Escritor

Nadie te prepara para Extremadura". Con esta frase comenzaba el novelista chileno Rafael Gumucio un intenso artículo acerca de un viaje a tres lugares de la región: Guadalupe, Trujillo y Cáceres. A tres sitios y, claro está, al campo, a la naturaleza, que se extiende, inmensa, entre ellos. No es la primera vez que comentamos cuánto hay de sorpresa en el primer contacto del visitante con nuestra tierra. Cuántos puntos de vista modifica. Cuántos prejuicios tiene que abolir. No de otra cosa da cuenta el autor de Memorias prematuras. Su relato, lo confieso, llegó en algún momento a emocionarme: transmite la fuerza de una revelación. Quiero decir que expresa con incontenible asombro un descubrimiento, lo que viniendo de un chileno no deja de ser, cuando menos, curioso.

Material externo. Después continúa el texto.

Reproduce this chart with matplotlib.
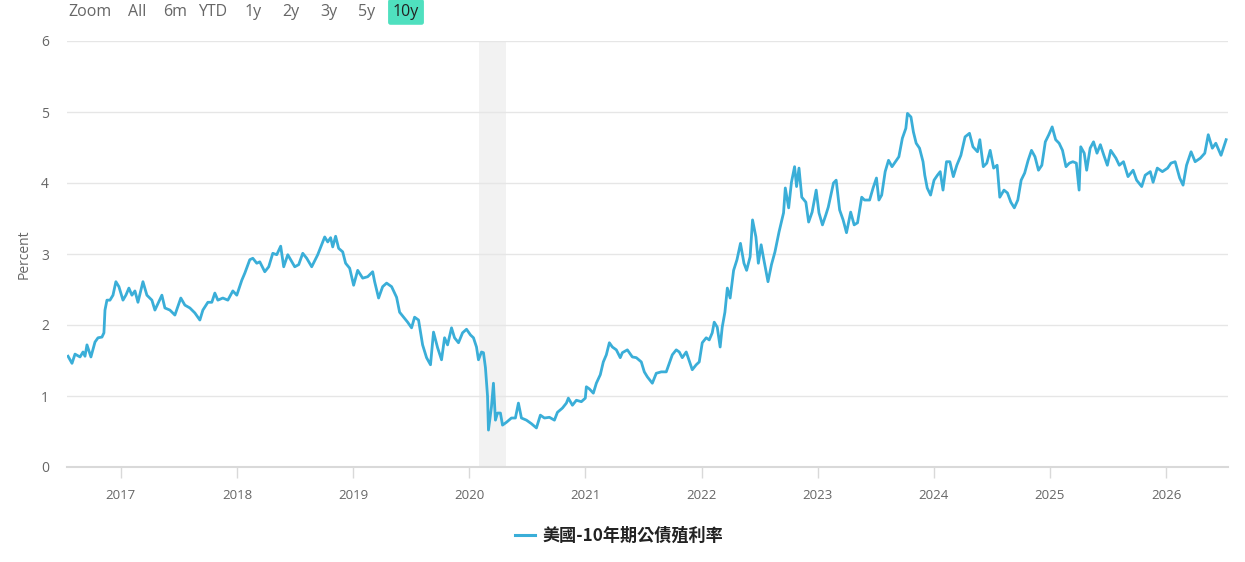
import matplotlib
matplotlib.use("Agg")
import matplotlib.pyplot as plt
from matplotlib.lines import Line2D

plt.rcParams['font.family'] = ['Open Sans', 'Noto Sans CJK TC', 'DejaVu Sans']

# decimal year / percent
t_2016_2018 = [2016.545, 2016.579, 2016.605, 2016.648, 2016.674, 2016.691, 2016.708, 2016.742,
               2016.777, 2016.803, 2016.837, 2016.854, 2016.863, 2016.880, 2016.906, 2016.932,
               2016.957, 2016.983, 2017.018, 2017.043, 2017.069, 2017.095, 2017.121, 2017.147,
               2017.190, 2017.224, 2017.267, 2017.293, 2017.353, 2017.379, 2017.422, 2017.465,
               2017.516, 2017.551, 2017.594, 2017.637, 2017.680, 2017.706, 2017.749, 2017.783,
               2017.809, 2017.835, 2017.878, 2017.921, 2017.964, 2017.998, 2018.041, 2018.067,
               2018.110, 2018.136, 2018.170, 2018.196, 2018.239, 2018.273, 2018.308, 2018.342]
y_2016_2018 = [1.56, 1.46, 1.59, 1.55, 1.62, 1.56, 1.72, 1.55,
               1.76, 1.82, 1.83, 1.89, 2.21, 2.35, 2.35, 2.42,
               2.61, 2.54, 2.35, 2.42, 2.52, 2.42, 2.48, 2.32,
               2.61, 2.42, 2.35, 2.21, 2.42, 2.24, 2.21, 2.14,
               2.38, 2.28, 2.24, 2.17, 2.07, 2.21, 2.32, 2.32,
               2.45, 2.35, 2.38, 2.35, 2.48, 2.42, 2.63, 2.73,
               2.92, 2.94, 2.87, 2.89, 2.75, 2.82, 3.01, 2.99]

t_2018_2020 = [2018.376, 2018.402, 2018.437, 2018.497, 2018.531, 2018.566, 2018.600, 2018.643,
               2018.695, 2018.755, 2018.781, 2018.806, 2018.824, 2018.849, 2018.875, 2018.910,
               2018.935, 2018.970, 2019.004, 2019.039, 2019.082, 2019.125, 2019.168, 2019.185,
               2019.219, 2019.254, 2019.288, 2019.331, 2019.374, 2019.400, 2019.434, 2019.469,
               2019.503, 2019.529, 2019.563, 2019.598, 2019.632, 2019.666, 2019.692, 2019.727,
               2019.761, 2019.787, 2019.813, 2019.847, 2019.873, 2019.907, 2019.942, 2019.976,
               2020.010, 2020.036, 2020.062, 2020.079, 2020.105, 2020.122, 2020.139, 2020.157,
               2020.165, 2020.191, 2020.208, 2020.225, 2020.243, 2020.268, 2020.286, 2020.320,
               2020.363, 2020.397, 2020.423, 2020.449, 2020.492, 2020.535, 2020.578, 2020.612,
               2020.647, 2020.690, 2020.733, 2020.759, 2020.802, 2020.836, 2020.853, 2020.888,
               2020.922, 2020.965, 2020.999]
y_2018_2020 = [3.11, 2.82, 2.99, 2.82, 2.85, 3.01, 2.94, 2.82,
               2.99, 3.24, 3.17, 3.23, 3.10, 3.25, 3.08, 3.03,
               2.87, 2.80, 2.56, 2.77, 2.66, 2.68, 2.75, 2.61,
               2.38, 2.54, 2.59, 2.54, 2.39, 2.18, 2.11, 2.04,
               1.96, 2.11, 2.07, 1.72, 1.54, 1.44, 1.90, 1.68,
               1.51, 1.82, 1.72, 1.96, 1.82, 1.75, 1.89, 1.94,
               1.86, 1.82, 1.69, 1.51, 1.62, 1.61, 1.40, 1.00,
               0.52, 0.85, 1.18, 0.66, 0.76, 0.76, 0.59, 0.63,
               0.69, 0.69, 0.90, 0.69, 0.66, 0.61, 0.55, 0.73,
               0.69, 0.70, 0.66, 0.77, 0.83, 0.90, 0.97, 0.87,
               0.94, 0.92, 0.97]

t_2021_2022 = [2021.008, 2021.034, 2021.068, 2021.094, 2021.128, 2021.154, 2021.180, 2021.206,
               2021.232, 2021.266, 2021.300, 2021.318, 2021.361, 2021.404, 2021.438, 2021.481,
               2021.507, 2021.533, 2021.576, 2021.610, 2021.653, 2021.696, 2021.748, 2021.782,
               2021.808, 2021.834, 2021.868, 2021.920, 2021.954, 2021.980, 2022.006, 2022.040,
               2022.066, 2022.092, 2022.109, 2022.135, 2022.160, 2022.178, 2022.201, 2022.222,
               2022.246, 2022.276, 2022.305, 2022.335, 2022.365, 2022.388, 2022.418, 2022.439,
               2022.468, 2022.489, 2022.513, 2022.534, 2022.572, 2022.602, 2022.632, 2022.667,
               2022.706, 2022.721, 2022.750, 2022.774, 2022.801, 2022.818, 2022.839, 2022.863,
               2022.898, 2022.922, 2022.952, 2022.987]
y_2021_2022 = [1.13, 1.10, 1.04, 1.18, 1.30, 1.48, 1.58, 1.75,
               1.69, 1.65, 1.54, 1.61, 1.65, 1.55, 1.54, 1.48,
               1.34, 1.27, 1.18, 1.32, 1.34, 1.34, 1.58, 1.65,
               1.62, 1.54, 1.62, 1.37, 1.44, 1.48, 1.75, 1.82,
               1.79, 1.89, 2.04, 1.97, 1.69, 1.97, 2.18, 2.52,
               2.38, 2.77, 2.92, 3.15, 2.87, 2.77, 2.96, 3.48,
               3.24, 2.87, 3.13, 2.94, 2.61, 2.85, 3.03, 3.31,
               3.58, 3.93, 3.65, 4.01, 4.23, 3.95, 4.21, 3.80,
               3.73, 3.45, 3.59, 3.90]

t_2023_2024 = [2023.011, 2023.041, 2023.070, 2023.091, 2023.136, 2023.159, 2023.189, 2023.219,
               2023.248, 2023.284, 2023.314, 2023.343, 2023.379, 2023.403, 2023.447, 2023.477,
               2023.506, 2023.527, 2023.551, 2023.581, 2023.610, 2023.640, 2023.670, 2023.699,
               2023.729, 2023.759, 2023.773, 2023.803, 2023.824, 2023.848, 2023.877, 2023.907,
               2023.922, 2023.943, 2023.972, 2024.002, 2024.031, 2024.055, 2024.079, 2024.109,
               2024.138, 2024.168, 2024.198, 2024.233, 2024.269, 2024.307, 2024.337, 2024.376,
               2024.396, 2024.426, 2024.456, 2024.485, 2024.515, 2024.545, 2024.568, 2024.604,
               2024.634, 2024.663, 2024.693, 2024.723, 2024.752, 2024.782, 2024.812, 2024.841,
               2024.871, 2024.901, 2024.930, 2024.960, 2024.990]
y_2023_2024 = [3.58, 3.41, 3.55, 3.66, 4.00, 4.04, 3.62, 3.48,
               3.30, 3.59, 3.41, 3.44, 3.80, 3.76, 3.76, 3.93,
               4.07, 3.76, 3.83, 4.16, 4.32, 4.23, 4.30, 4.37,
               4.63, 4.77, 4.98, 4.93, 4.72, 4.56, 4.49, 4.30,
               4.11, 3.93, 3.83, 4.04, 4.11, 4.16, 3.90, 4.30,
               4.30, 4.09, 4.25, 4.39, 4.65, 4.70, 4.51, 4.44,
               4.61, 4.23, 4.28, 4.46, 4.21, 4.25, 3.80, 3.90,
               3.86, 3.73, 3.65, 3.76, 4.04, 4.14, 4.32, 4.46,
               4.37, 4.18, 4.25, 4.58, 4.68]

t_2025_2026 = [2025.019, 2025.049, 2025.079, 2025.108, 2025.138, 2025.167, 2025.197, 2025.227,
               2025.251, 2025.265, 2025.295, 2025.316, 2025.346, 2025.375, 2025.405, 2025.434,
               2025.464, 2025.494, 2025.523, 2025.568, 2025.597, 2025.633, 2025.672, 2025.716,
               2025.746, 2025.790, 2025.820, 2025.864, 2025.888, 2025.924, 2025.968, 2026.013,
               2026.042, 2026.078, 2026.117, 2026.146, 2026.176, 2026.215, 2026.250, 2026.295,
               2026.333, 2026.363, 2026.398, 2026.428, 2026.473, 2026.517]
y_2025_2026 = [4.79, 4.61, 4.56, 4.46, 4.23, 4.28, 4.30, 4.28,
               3.90, 4.51, 4.42, 4.18, 4.49, 4.58, 4.42, 4.54,
               4.39, 4.25, 4.46, 4.35, 4.25, 4.30, 4.09, 4.18,
               4.04, 3.95, 4.11, 4.16, 4.01, 4.21, 4.16, 4.21,
               4.28, 4.30, 4.07, 3.97, 4.25, 4.44, 4.30, 4.35,
               4.42, 4.68, 4.49, 4.56, 4.39, 4.61]

years = [2017, 2018, 2019, 2020, 2021, 2022, 2023, 2024, 2025, 2026]
recession = (2020.08, 2020.32)
series_name = "美國-10年期公債殖利率"
buttons = ["All", "6m", "YTD", "1y", "2y", "3y", "5y", "10y"]

t = t_2016_2018 + t_2018_2020 + t_2021_2022 + t_2023_2024 + t_2025_2026
y = y_2016_2018 + y_2018_2020 + y_2021_2022 + y_2023_2024 + y_2025_2026

line_col = '#3aaed8'
grey = '#666666'

fig = plt.figure(figsize=(12.45, 5.62), dpi=100)
ax = fig.add_axes([67/1245, 95/562, (1228-67)/1245, (467-41)/562])

ax.axvspan(recession[0], recession[1], color='#f2f2f2', lw=0, zorder=0)
ax.plot(t, y, color=line_col, lw=2.0, zorder=3)

ax.set_xlim(2016.536, 2026.533)
ax.set_ylim(0, 6)
ax.set_yticks(range(0, 7))
ax.set_xticks(years)
ax.set_xticklabels([str(v) for v in years])

ax.grid(axis='y', color='#e6e6e6', lw=1, zorder=1)
for s in ['top', 'right', 'left']:
    ax.spines[s].set_visible(False)
ax.spines['bottom'].set_color('#d9d9d9')
ax.spines['bottom'].set_linewidth(1.5)
ax.tick_params(axis='y', length=0, pad=13, labelsize=10, labelcolor=grey)
ax.tick_params(axis='x', length=8, width=1, color='#d9d9d9', pad=8, labelsize=9.5, labelcolor=grey)
ax.set_ylabel("Percent", color=grey, fontsize=10, labelpad=7)

# range selector at the top
fig.text(68/1245, 1 - 12/562, "Zoom", color=grey, fontsize=11.5, va='center', ha='left')
btn_x = [137, 175, 213, 253, 291, 329, 367, 406]
for label, bx in zip(buttons, btn_x):
    if label == "10y":
        fig.text(bx/1245, 1 - 12/562, label, color='#222222', fontsize=11.5, va='center', ha='center',
                 bbox=dict(boxstyle='round,pad=0.3,rounding_size=0.15', fc='#4fe0bf', ec='none'))
    else:
        fig.text(bx/1245, 1 - 12/562, label, color=grey, fontsize=11.5, va='center', ha='center')

# legend
handle = Line2D([0], [0], color=line_col, lw=2.2)
leg = fig.legend([handle], [series_name], loc='center', bbox_to_anchor=(619/1245, 1 - 536/562),
                 frameon=False, handlelength=1.15, handletextpad=0.45,
                 prop={'family': ['Noto Sans CJK TC', 'DejaVu Sans'], 'weight': 'bold', 'size': 12.3})
for txt in leg.get_texts():
    txt.set_color('#222222')

fig.savefig("out.png", dpi=100)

Venía comentando el artículo con otro novelista, Julián Rodríguez (que conoce, por cierto, a Gumucio), mientras trufábamos nuestra conversación de alabanzas a las bondades del paisaje circundante, el de la Sierra de San Pedro, exuberante y bellísimo a pesar de la mañana lluviosa y desapacible de finales de marzo.

Uno, a veces, no puede por menos que repetirse para sus adentros una frase parecida a la reveladora del escritor hispanoamericano. Contra la costumbre de ver tanta y tan incesante belleza. A favor de lo que ve como si fuera la primera vez. Por ejemplo hoy, cuando la primavera irrumpía con renovada vitalidad en nuestras vidas de viajeros cansados y veloces que parecieran ir de ninguna parte a otra.

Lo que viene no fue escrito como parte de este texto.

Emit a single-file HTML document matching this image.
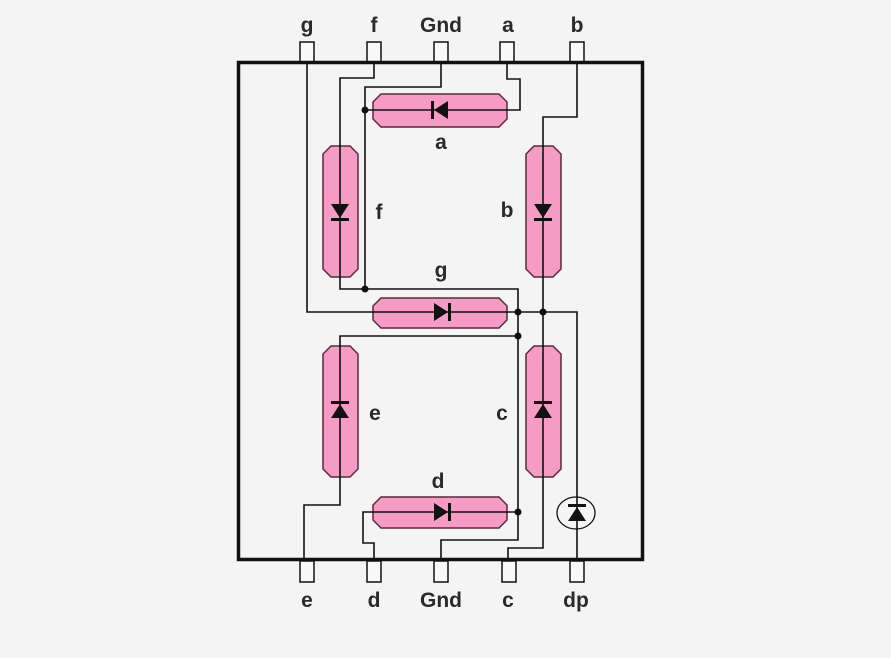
<!DOCTYPE html>
<html><head><meta charset="utf-8"><style>
html,body{margin:0;padding:0;background:#f4f4f4;}
svg{display:block;}
text{font-family:"Liberation Sans",sans-serif;font-weight:bold;font-size:21px;fill:#2a2a2a;text-anchor:middle;}
</style></head><body>
<svg width="891" height="658" viewBox="0 0 891 658" xmlns="http://www.w3.org/2000/svg">
<rect width="891" height="658" fill="#f4f4f4"/>
<!-- pins -->
<g fill="#f8f8f8" stroke="#111" stroke-width="1.5">
<rect x="300" y="42" width="14" height="20"/><rect x="367" y="42" width="14" height="20"/><rect x="434" y="42" width="14" height="20"/><rect x="500" y="42" width="14" height="20"/><rect x="570" y="42" width="14" height="20"/>
<rect x="300" y="561" width="14" height="21"/><rect x="367" y="561" width="14" height="21"/><rect x="434" y="561" width="14" height="21"/><rect x="502" y="561" width="14" height="21"/><rect x="570" y="561" width="14" height="21"/>
</g>
<rect x="238.5" y="62.5" width="404" height="497" fill="none" stroke="#111" stroke-width="3.5"/>
<!-- segments -->
<g fill="#f69ac6" stroke="#5a2a3a" stroke-width="1.5">
<polygon points="381,94 499,94 507,102 507,119 499,127 381,127 373,119 373,102"/>
<polygon points="381,298 499,298 507,306 507,320 499,328 381,328 373,320 373,306"/>
<polygon points="381,497 499,497 507,505 507,520 499,528 381,528 373,520 373,505"/>
<polygon points="331,146 350,146 358,154 358,269 350,277 331,277 323,269 323,154"/>
<polygon points="534,146 553,146 561,154 561,269 553,277 534,277 526,269 526,154"/>
<polygon points="331,346 350,346 358,354 358,469 350,477 331,477 323,469 323,354"/>
<polygon points="534,346 553,346 561,354 561,469 553,477 534,477 526,469 526,354"/>
</g>
<!-- wires -->
<g fill="none" stroke="#111" stroke-width="1.6">
<polyline points="307,62 307,312 577,312 577,559"/>
<polyline points="374,62 374,78 340,78 340,289 518,289 518,540 441,540 441,559"/>
<polyline points="441,62 441,87 365,87 365,289"/>
<polyline points="507,62 507,79 520,79 520,110 365,110"/>
<polyline points="577,62 577,117 543,117 543,548 508,548 508,559"/>
<polyline points="518,336 340,336 340,505 304,505 304,559"/>
<polyline points="518,512 363,512 363,543 374,543 374,559"/>
</g>
<g fill="#111">
<circle cx="365" cy="110" r="3.5"/><circle cx="365" cy="289" r="3.5"/>
<circle cx="518" cy="312" r="3.5"/><circle cx="543" cy="312" r="3.5"/>
<circle cx="518" cy="336" r="3.5"/><circle cx="518" cy="512" r="3.5"/>
<!-- diodes -->
<polygon points="434,110 448,101 448,119"/><rect x="431" y="101" width="3" height="18"/>
<polygon points="448,312 434,303 434,321"/><rect x="448" y="303" width="3" height="18"/>
<polygon points="448,512 434,503 434,521"/><rect x="448" y="503" width="3" height="18"/>
<polygon points="340,218 331,204 349,204"/><rect x="331" y="218" width="18" height="3"/>
<polygon points="543,218 534,204 552,204"/><rect x="534" y="218" width="18" height="3"/>
<polygon points="340,404 331,418 349,418"/><rect x="331" y="401" width="18" height="3"/>
<polygon points="543,404 534,418 552,418"/><rect x="534" y="401" width="18" height="3"/>
<polygon points="577,507 568,521 586,521"/><rect x="568" y="504" width="18" height="3"/>
</g>
<ellipse cx="576" cy="513" rx="19" ry="16" fill="none" stroke="#111" stroke-width="1.3"/>
<!-- labels -->
<text x="307" y="32">g</text><text x="374" y="32">f</text><text x="441" y="32">Gnd</text><text x="508" y="32">a</text><text x="577" y="32">b</text>
<text x="307" y="607">e</text><text x="374" y="607">d</text><text x="441" y="607">Gnd</text><text x="508" y="607">c</text><text x="576" y="607">dp</text>
<text x="441" y="149">a</text><text x="379" y="219">f</text><text x="507" y="217">b</text><text x="441" y="277">g</text>
<text x="375" y="420">e</text><text x="502" y="420">c</text><text x="438" y="488">d</text>
</svg>
</body></html>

A Guadalupe hace mucho tiempo que no voy. Mi primera visita a la Puebla fue tardía. El niño mareado que yo era no hubiera soportado aquellas carreteras secundarias plagadas de curvas. Por eso fui en mi mini amarillo de joven conductor cuando ni siquiera la carretera era la misma. No creo que sea posible conocer Extremadura sin visitar Guadalupe. Ineludible su carga simbólica.

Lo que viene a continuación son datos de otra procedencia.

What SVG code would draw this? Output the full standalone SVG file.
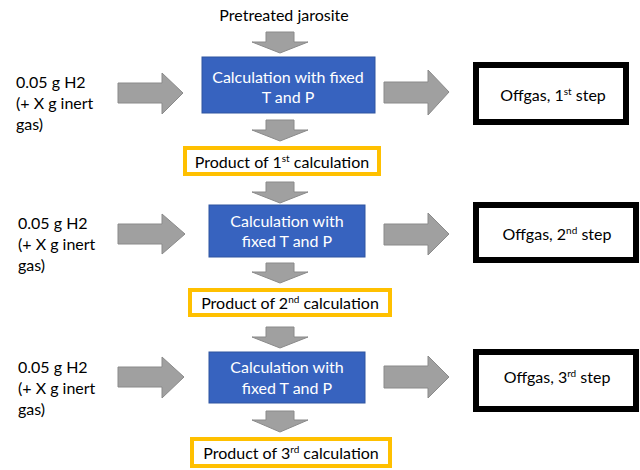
<svg xmlns="http://www.w3.org/2000/svg" width="640" height="470" viewBox="0 0 640 470">
<style>
text{font-family:Lato,"Open Sans","Liberation Sans",sans-serif;font-size:16px;fill:#000}
.w{fill:#fff;text-anchor:middle}
.c{text-anchor:middle}
.arr{fill:#A0A0A0;stroke:#8A8A8A;stroke-width:1}
.blue{fill:#3763BF;stroke:#2F55A0;stroke-width:1}
.org{fill:#fff;stroke:#FFC000;stroke-width:4}
.blk{fill:#fff;stroke:#000;stroke-width:6}
.sup{font-size:10px}
</style>
<rect width="640" height="470" fill="#fff"/>
<g id="connectors">
<path class="arr" d="M266 32H294V42H308L280 53L252 42H266Z"/>
<path class="arr" d="M266 120H294V130H308L280 141L252 130H266Z"/>
<path class="arr" d="M266 182H294V192H308L280 203L252 192H266Z"/>
<path class="arr" d="M266 263H294V272H308L280 283L252 272H266Z"/>
<path class="arr" d="M266 327H294V337H308L280 348L252 337H266Z"/>
<path class="arr" d="M266 411H294V420H308L280 432L252 420H266Z"/>
<path class="arr" d="M118 83H162V73L183 93L162 114V103H118Z"/>
<path class="arr" d="M118 224H162V214L185 234L162 254V244H118Z"/>
<path class="arr" d="M118 367H162V357L184 377L162 398V387H118Z"/>
<path class="arr" d="M384 82H428V70L449 92L428 115V103H384Z"/>
<path class="arr" d="M384 224H428V213L449 234L428 255V245H384Z"/>
<path class="arr" d="M384 366H428V356L449 377L428 398V388H384Z"/>
</g>
<g id="input-top"><text class="c" x="284" y="21">Pretreated jarosite</text></g>
<g id="input-1"><text x="16" y="88">0.05 g H2</text><text x="16" y="109">(+ X g inert</text><text x="16" y="130">gas)</text></g>
<g id="input-2"><text x="18" y="229">0.05 g H2</text><text x="18" y="250">(+ X g inert</text><text x="18" y="271">gas)</text></g>
<g id="input-3"><text x="18" y="373">0.05 g H2</text><text x="18" y="394">(+ X g inert</text><text x="18" y="415">gas)</text></g>
<g id="calc-1"><rect class="blue" x="202" y="57" width="173" height="56"/><text class="w" x="288" y="82.5">Calculation with fixed</text><text class="w" x="288" y="102.5">T and P</text></g>
<g id="calc-2"><rect class="blue" x="209" y="205" width="156" height="52"/><text class="w" x="287" y="226.5">Calculation with</text><text class="w" x="287" y="246.5">fixed T and P</text></g>
<g id="calc-3"><rect class="blue" x="209" y="352" width="156" height="51"/><text class="w" x="287" y="372.5">Calculation with</text><text class="w" x="287" y="393.5">fixed T and P</text></g>
<g id="product-1"><rect class="org" x="185" y="148" width="194" height="26"/><text class="c" x="282" y="167.5">Product of 1<tspan class="sup" dy="-6">st</tspan><tspan dy="6"> calculation</tspan></text></g>
<g id="product-2"><rect class="org" x="190" y="290" width="200" height="25"/><text class="c" x="290" y="309">Product of 2<tspan class="sup" dy="-6">nd</tspan><tspan dy="6"> calculation</tspan></text></g>
<g id="product-3"><rect class="org" x="192" y="439" width="198" height="27"/><text class="c" x="291" y="458.5">Product of 3<tspan class="sup" dy="-6">rd</tspan><tspan dy="6"> calculation</tspan></text></g>
<g id="offgas-1"><rect class="blk" x="476" y="65" width="150" height="57"/><text class="c" x="553" y="101">Offgas, 1<tspan class="sup" dy="-6">st</tspan><tspan dy="6"> step</tspan></text></g>
<g id="offgas-2"><rect class="blk" x="476" y="205" width="160" height="55"/><text class="c" x="557" y="239.5">Offgas, 2<tspan class="sup" dy="-6">nd</tspan><tspan dy="6"> step</tspan></text></g>
<g id="offgas-3"><rect class="blk" x="476" y="352" width="160" height="57"/><text class="c" x="557" y="382.5">Offgas, 3<tspan class="sup" dy="-6">rd</tspan><tspan dy="6"> step</tspan></text></g>
</svg>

En Trujillo estuve hace quince días, una tarde que casi anunciaba el verano, con Pedro Oliva y Mercedes Nacarino, en el flamante y muy trujillano edificio del Centro de Profesores. Cuando paseo por sus calles siempre me asalta la misma sensación: que sería feliz viviendo allí, tal vez por la sencilla razón de que me siento en casa.

Desde hace casi un año, paso por Cáceres día sí y día también. Reconozco, aunque parezca paradójico, que, por seguir con la frase del comienzo, no estaba preparado para ello. Es una ciudad con la que siempre he tenido cuentas pendientes. No, que nadie piense mal: no por ser placentino. Que de esos agravios provincianos se ocupen otros. El mero hecho de pasear casi a diario por la parte antigua, del aparcamiento en San Francisco --cuesta arriba, obras mediante-- hasta San Jorge, me ha ido sanando de muchas de esas heridas. Con un poco de suerte y más y más paseos por sus calles empinadas y sus plazas recoletas, llegaré a curarme de Cáceres del todo.

Estoy deseando que Rafael Gumucio vuelva por Extremadura y que nos dé cuenta de sus nuevos recorridos. Me encantaría que describiera, pongo por caso, una parada en Plasencia. Es bueno que alguien nos recuerde, de vez en cuando, que vivimos en un lugar del elogio. Mejor si ese alguien, además de ver, saber escribir y si, para colmo, viene de lejos. De una de nuestras mejores y más queridas orillas: la ultramarina.